A propósito del rayado que estampó una pareja de jóvenes en una de las cúpulas del Museo Nacional de Bellas Artes, varias personas e instituciones reaccionaron enviando cartas a los medios; algunos lo relacionaron con lo ocurrido en octubre de 2019. “No podemos seguir tratando como normal el que se vandalice el patrimonio y se destruya la ciudad”, dijeron, destacando que hubo autoridades, intelectuales, artistas que “minimizaron el daño y las acciones violentas”, les dieron crédito como “acto épico…”, siendo “condenables en realidad”.
El catastro es del orden de 950 inmuebles en el país. 413 son monumentos que fueron defenestrados; el resto son rayados, incendios y saqueos a edificios e iglesias de Santiago, Valparaíso, La Serena, Antofagasta, y otras ciudades, sin contar comercios de toda especie. Se incendió el Centro de Arte Alameda, el Museo Violeta Parra y la iglesia San Francisco de Borja, al tiempo que se procuraba derrumbar la estatua de Baquedano. Lo original del evento fue su volumen y extensión territorial, pero la conducta venía de antes. El 2014 en Valparaíso trataron de degollar el busto de Gabriela Mistral en la avenida Alemania y el 2015 rayaron reiteradamente la casa de Pablo Neruda “La Chascona”.
Se ha querido encontrar explicaciones a este comportamiento. Unos lo relacionan con la aversión a períodos, instituciones o personalidades históricas. Un arquitecto experto en patrimonio señaló que “demuestran su descontento contra el poder… sienten impotencia con la sociedad”; la tesis de un historiador de izquierda es que destruyendo “mandan un mensaje… el pueblo mestizo no se siente identificado con ninguna tradición cultural occidental”, una explicación ideológicamente rebuscada, periférica. Y para un sociólogo, “la desigualdad social se aprecia en la conformación de la ciudad, en la estructura”.
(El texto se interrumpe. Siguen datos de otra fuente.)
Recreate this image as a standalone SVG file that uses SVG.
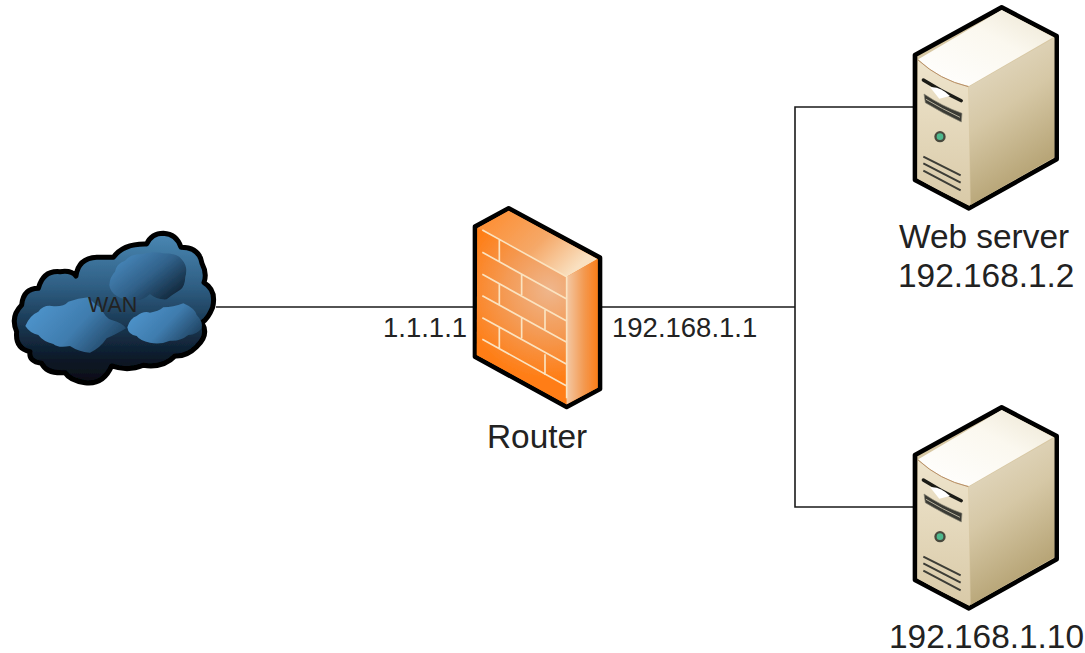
<svg xmlns="http://www.w3.org/2000/svg" xmlns:xlink="http://www.w3.org/1999/xlink" width="1085" height="653" viewBox="0 0 1085 653">
<style>
text{font-family:"Liberation Sans",Arial,sans-serif;fill:#222}
.big{font-size:33.4px}.mid{font-size:27.5px}
.wire{fill:none;stroke:#1a1a1a;stroke-width:1.6}
.mortar{fill:none;stroke:#fbe3c0;stroke-width:5}
.vent{fill:none;stroke:#3c3c36;stroke-width:6}
.edge{stroke:#000;stroke-width:14;stroke-linejoin:round}
</style>
<defs>
<filter id="soft" x="-5%" y="-5%" width="110%" height="110%"><feGaussianBlur stdDeviation="2"/></filter>
<linearGradient id="cloudBody" x1="0" y1="0" x2="0" y2="1"><stop offset="0" stop-color="#4a88b4"/><stop offset=".35" stop-color="#2f5f84"/><stop offset=".62" stop-color="#193650"/><stop offset=".85" stop-color="#0b1826"/><stop offset="1" stop-color="#070d15"/></linearGradient>
<linearGradient id="puff" x1="0" y1=".2" x2="1" y2=".7"><stop offset="0" stop-color="#5097cf"/><stop offset=".55" stop-color="#3f7cae"/><stop offset="1" stop-color="#1f4260"/></linearGradient>
<linearGradient id="puffTop" x1="0" y1="0" x2="1" y2=".8"><stop offset="0" stop-color="#4f93ca"/><stop offset=".55" stop-color="#31628b"/><stop offset="1" stop-color="#0f2234"/></linearGradient>
<radialGradient id="brick" gradientUnits="userSpaceOnUse" cx="270" cy="285" r="270"><stop offset="0" stop-color="#efb68c"/><stop offset=".5" stop-color="#f49a54"/><stop offset="1" stop-color="#ff7d14"/></radialGradient>
<linearGradient id="wallTop" x1="0" y1="0" x2="1" y2=".55"><stop offset="0" stop-color="#ff8a2a"/><stop offset=".6" stop-color="#f5a868"/><stop offset="1" stop-color="#f9e0c0"/></linearGradient>
<linearGradient id="wallSide" x1="0" y1="0" x2="1" y2="0"><stop offset="0" stop-color="#f3c8a4"/><stop offset=".55" stop-color="#f39a52"/><stop offset="1" stop-color="#fb7e1a"/></linearGradient>
<linearGradient id="srvTop" x1="0" y1="1" x2="1" y2="0"><stop offset="0" stop-color="#ffffff"/><stop offset=".6" stop-color="#fbf8ef"/><stop offset="1" stop-color="#ece5d2"/></linearGradient>
<linearGradient id="srvFront" x1="0" y1="0" x2="0" y2="1"><stop offset="0" stop-color="#eee4cc"/><stop offset="1" stop-color="#d9caa8"/></linearGradient>
<linearGradient id="srvSide" x1="0" y1="0" x2=".35" y2="1"><stop offset="0" stop-color="#e8dfcb"/><stop offset=".5" stop-color="#d6c8a6"/><stop offset="1" stop-color="#b3a070"/></linearGradient>
<g id="tower" transform="translate(900,0) scale(.3333)">
<g filter="url(#soft)">
<path class="edge" fill="#d8c8a4" d="M305 22L470 108V478L207 625L45 540V165Z"/>
<path fill="url(#srvTop)" d="M305 30L460 112L207 258Q120 240 55 178Z"/>
<path fill="url(#srvSide)" d="M207 260L463 114V472L212 615Z"/>
<path fill="url(#srvFront)" d="M54 180Q120 240 205 260L210 617Q120 575 52 535Z"/>
<path fill="none" stroke="#b98f66" stroke-width="3" d="M54 180Q120 240 205 260"/>
<path fill="none" stroke="#1c1c18" stroke-width="10" stroke-linecap="round" d="M70 240Q125 275 184 302"/>
<path fill="#fff" d="M90 262Q120 258 150 288L118 296Z"/>
<path fill="#3a3a34" stroke="#8a8676" stroke-width="2" d="M72 282Q125 318 186 340L184 366Q125 338 76 308Z"/>
<path fill="none" stroke="#b9b4a0" stroke-width="3" d="M78 298Q125 326 180 352"/>
<circle cx="120" cy="410" r="17" fill="#4a4a3e"/>
<circle cx="120" cy="410" r="10" fill="#4fb98e"/>
<path class="vent" d="M70 470L182 526M70 490L182 548M70 512L182 571"/>
</g>
</g>
</defs>
<g id="connectors">
<path class="wire" d="M216 307H475"/>
<path class="wire" d="M600 307H795"/>
<path class="wire" d="M915 107H795V507H915"/>
</g>
<g id="wan">
<g transform="translate(0,220) scale(.3333)" filter="url(#soft)">
<path fill="url(#cloudBody)" stroke="#000" stroke-width="15" stroke-linejoin="round" d="M490 40Q530 42 543 82Q598 82 606 130Q622 160 612 188Q650 210 638 262Q625 295 606 308Q628 345 590 380Q560 410 525 408Q490 445 430 436Q385 455 335 438Q310 495 255 488Q210 482 195 458Q140 462 125 430Q85 425 90 395Q45 385 50 335Q30 290 65 255Q70 205 115 205Q130 150 180 155Q215 150 228 168Q235 115 290 112Q325 112 340 112Q370 70 440 72Q455 40 490 40Z"/>
<path fill="url(#puff)" d="M76 318Q90 285 115 275Q130 255 155 258Q190 262 205 245Q235 235 265 232Q285 255 305 265Q315 295 335 300Q370 310 378 325Q345 345 320 355Q300 385 270 398Q235 395 210 378Q175 385 160 372Q130 365 115 345Q90 340 76 318Z"/>
<path fill="url(#puffTop)" d="M328 195Q330 170 345 155Q350 130 375 122Q395 100 425 103Q460 92 490 100Q535 100 545 118Q565 140 556 170Q555 200 540 210Q515 225 500 238Q470 240 450 222Q425 245 400 240Q370 240 350 228Q330 215 328 195Z"/>
<path fill="url(#puff)" d="M382 322Q390 295 410 288Q430 272 450 278Q475 275 490 262Q520 262 550 250Q585 265 590 285Q610 305 605 325Q590 345 565 345Q540 365 510 362Q480 375 450 368Q420 362 410 348Q385 345 382 322Z"/>
</g>
<text x="88" y="312" font-size="21.5">WAN</text>
</g>
<g id="router">
<g transform="translate(460,195) scale(.3333)" filter="url(#soft)">
<path class="edge" fill="#f58a30" d="M146 40L420 188V582L320 636L45 485V95Z"/>
<path fill="url(#wallTop)" d="M146 47L412 192L320 245L55 98Z"/>
<path fill="url(#brick)" d="M52 100L320 245V628L50 480Z"/>
<path fill="url(#wallSide)" d="M320 245L413 192V578L320 628Z"/>
<path class="mortar" d="M67 105L320 245V610M67 172L320 312M67 238L320 378M67 302L320 442M67 368L320 508M67 433L320 573M118 135V200M185 238V300M118 268V330M255 345V408M185 368V430M118 398V460M255 478V540"/>
</g>
<text class="big" x="487" y="448">Router</text>
<text class="mid" x="383" y="337">1.1.1.1</text>
<text class="mid" x="612" y="337">192.168.1.1</text>
</g>
<g id="web-server">
<use href="#tower" xlink:href="#tower"/>
<text class="big" x="899" y="248">Web server</text>
<text class="big" x="898" y="287">192.168.1.2</text>
</g>
<g id="host">
<use href="#tower" xlink:href="#tower" y="400"/>
<text class="big" x="889" y="648">192.168.1.10</text>
</g>
</svg>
En realidad, resulta más propio pensar que se trata de muchachos de sectores vulnerables a quienes les falta educación. No nacieron con instinto vandálico, ocurre que no tienen buena formación, ignoran contenidos disciplinares fundamentales para desarrollarse en la vida adulta y actuar como ciudadanos. Sabemos que la enseñanza pública en Chile es muy mediocre; demasiadas voces especializadas lo han remarcado. Hay pruebas palmarias. El jueves, alumnos de los llamados “liceos emblemáticos” (dejaron de serlo) hicieron desmanes. El problema es muy grave y sistémico. Y seguimos impávidos, indiferentes, como si fueran situaciones accidentales, pasajeras. No sirve solo condenar, demandar control policial, dialogar con las comunidades, sin remediar la causa principal: falta de educación pública de calidad.
Hay iniciativas focalizadas en la dirección correcta, iniciadas por una administración, pero ignoradas o apoyadas a medias por la siguiente. Es el caso del programa Liceos Bicentenario, según su excoordinadora nacional. Hoy no contarían con el respaldo que tuvieron en el gobierno pasado: apoyo pedagógico a los liceos, trabajo en red por región y a nivel nacional, capacitaciones, clases demostrativas, compartir experiencias, etc. Es lo que ha sucedido históricamente: la educación pública no es problema de Estado y parece que tampoco de todos los gobiernos.